I can’t say this enough: I’d love nothing more than to be wrong here. As an alum, I’d love to see Cohen return the football program to the heights it enjoyed in the mid-to-late ‘90s. But I fear the malaise is here to stay, regardless of who coaches the team. Check out the final four years of Joe Gardi’s reign, during which the Dutchmen were 20-26 with no playoff appearances, 12-14 in the second half of the season, 5-14 against ranked teams and 4-12 in games decided by eight points or less.
Maybe the timeline is coincidence, and making the leap from independent power to A-10/CAA power was one Hofstra was destined not to make. Or maybe the retirement of James Shuart—the program’s biggest booster—in 2001 had a crippling effect on the program.
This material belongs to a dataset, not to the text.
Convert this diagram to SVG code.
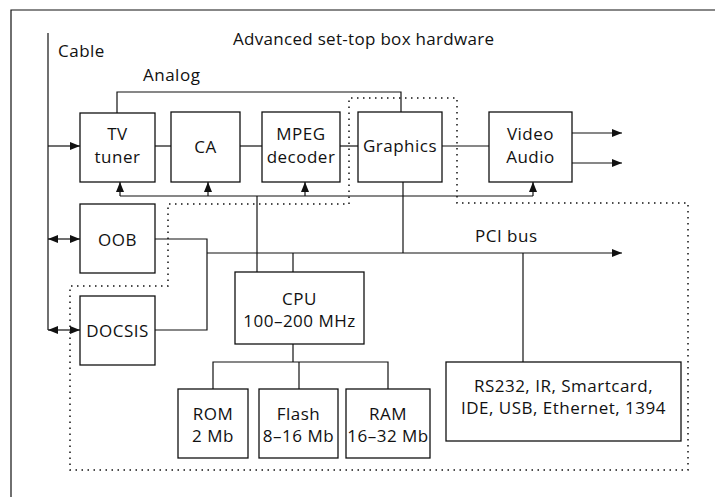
<svg xmlns="http://www.w3.org/2000/svg" width="715" height="497" viewBox="0 0 715 497">
<style>
text{font-family:"Open Sans","Noto Sans","Liberation Sans",sans-serif;font-size:17px;letter-spacing:0.5px;fill:#111;text-anchor:middle}
.box{fill:#fff;stroke:#111;stroke-width:1.3}
.ln{fill:none;stroke:#111;stroke-width:1.2}
.dot{fill:none;stroke:#111;stroke-width:1.5;stroke-dasharray:1.5 4.5}
.l{text-anchor:start}
.t{letter-spacing:0.3px}
</style>
<defs>
<marker id="ah" viewBox="0 0 10 8" refX="10" refY="4" markerWidth="10" markerHeight="8" markerUnits="userSpaceOnUse" orient="auto-start-reverse">
<path d="M0,0 L10,4 L0,8 Z" fill="#111"/>
</marker>
</defs>
<rect width="715" height="497" fill="#fff"/>
<g id="frame" class="ln">
<path d="M11,497 V10 H715"/>
</g>
<g id="labels">
<text x="233" y="45" class="l t">Advanced set-top box hardware</text>
<text x="58" y="57" class="l">Cable</text>
<text x="143" y="81" class="l">Analog</text>
<text x="475" y="242" class="l">PCI bus</text>
</g>
<g id="boundary">
<path class="dot" d="M349,204 V98 H457 V203 H688 V470 H70 V286 H168 V204 Z"/>
</g>
<g id="connectors" class="ln">
<path d="M48,33 V330"/>
<path d="M48,146 H80" marker-end="url(#ah)"/>
<path d="M48,239 H80" marker-start="url(#ah)" marker-end="url(#ah)"/>
<path d="M48,330 H80" marker-start="url(#ah)" marker-end="url(#ah)"/>
<path d="M117,113 V92 H401 V112"/>
<path d="M155,146 H171"/>
<path d="M240,146 H262"/>
<path d="M340,146 H358"/>
<path d="M442,146 H489"/>
<path d="M572,133 H622" marker-end="url(#ah)"/>
<path d="M572,163 H622" marker-end="url(#ah)"/>
<path d="M120,196 H533"/>
<path d="M120,196 V182" marker-end="url(#ah)"/>
<path d="M208,196 V182" marker-end="url(#ah)"/>
<path d="M305,196 V182" marker-end="url(#ah)"/>
<path d="M533,196 V182" marker-end="url(#ah)"/>
<path d="M257,196 V272"/>
<path d="M403,182 V253"/>
<path d="M155,239 H207 V330 H155"/>
<path d="M207,253 H622" marker-end="url(#ah)"/>
<path d="M293,253 V272"/>
<path d="M523,253 V362"/>
<path d="M293,344 V362"/>
<path d="M213,389 V362 H388 V389"/>
<path d="M299,362 V389"/>
</g>
<g id="tv-tuner"><rect class="box" x="80" y="113" width="75" height="69"/><text x="117.5" y="140">TV</text><text x="117.5" y="163">tuner</text></g>
<g id="ca"><rect class="box" x="171" y="112" width="69" height="70"/><text x="205.5" y="153">CA</text></g>
<g id="mpeg"><rect class="box" x="262" y="112" width="78" height="70"/><text x="301" y="140">MPEG</text><text x="301" y="163">decoder</text></g>
<g id="graphics"><rect class="box" x="358" y="112" width="84" height="70"/><text x="400" y="152">Graphics</text></g>
<g id="video-audio"><rect class="box" x="489" y="112" width="83" height="70"/><text x="530.5" y="140">Video</text><text x="530.5" y="163">Audio</text></g>
<g id="oob"><rect class="box" x="80" y="204" width="75" height="69"/><text x="117.5" y="246">OOB</text></g>
<g id="docsis"><rect class="box" x="80" y="296" width="75" height="69"/><text x="117.5" y="337">DOCSIS</text></g>
<g id="cpu"><rect class="box" x="235" y="272" width="129" height="72"/><text x="299.5" y="305">CPU</text><text x="299.5" y="327">100–200 MHz</text></g>
<g id="rom"><rect class="box" x="178" y="389" width="70" height="69"/><text x="213" y="420">ROM</text><text x="213" y="442">2 Mb</text></g>
<g id="flash"><rect class="box" x="259" y="389" width="79" height="69"/><text x="298.5" y="420">Flash</text><text x="298.5" y="442">8–16 Mb</text></g>
<g id="ram"><rect class="box" x="346" y="389" width="84" height="69"/><text x="388" y="420">RAM</text><text x="388" y="442">16–32 Mb</text></g>
<g id="io"><rect class="box" x="446" y="362" width="235" height="79"/><text x="563.5" y="392">RS232, IR, Smartcard,</text><text x="563.5" y="414">IDE, USB, Ethernet, 1394</text></g>
</svg>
And, again: None of this is a criticism of Stuart Rabinowitz, Jack Hayes or anyone else with a hand in pivotal decisions at the University. We’d all like the administrators to bleed blue and gold and to be as fond of the Flying Dutchmen nickname as we are, but that’s not how it works.
Their bottom line is a lot different than ours, and people all over the country—even at programs with a tradition of success and a famous alum with a Super Bowl MVP on his mantle—are realizing what a financial burden it is to field a I-AA football team. Why should Hofstra be exempt?
The status quo is not working. But when the gap between football and men’s basketball is wider than ever—and guaranteed to be larger tomorrow than it is today—maintaining it is probably the best solution for the long-term future of the program.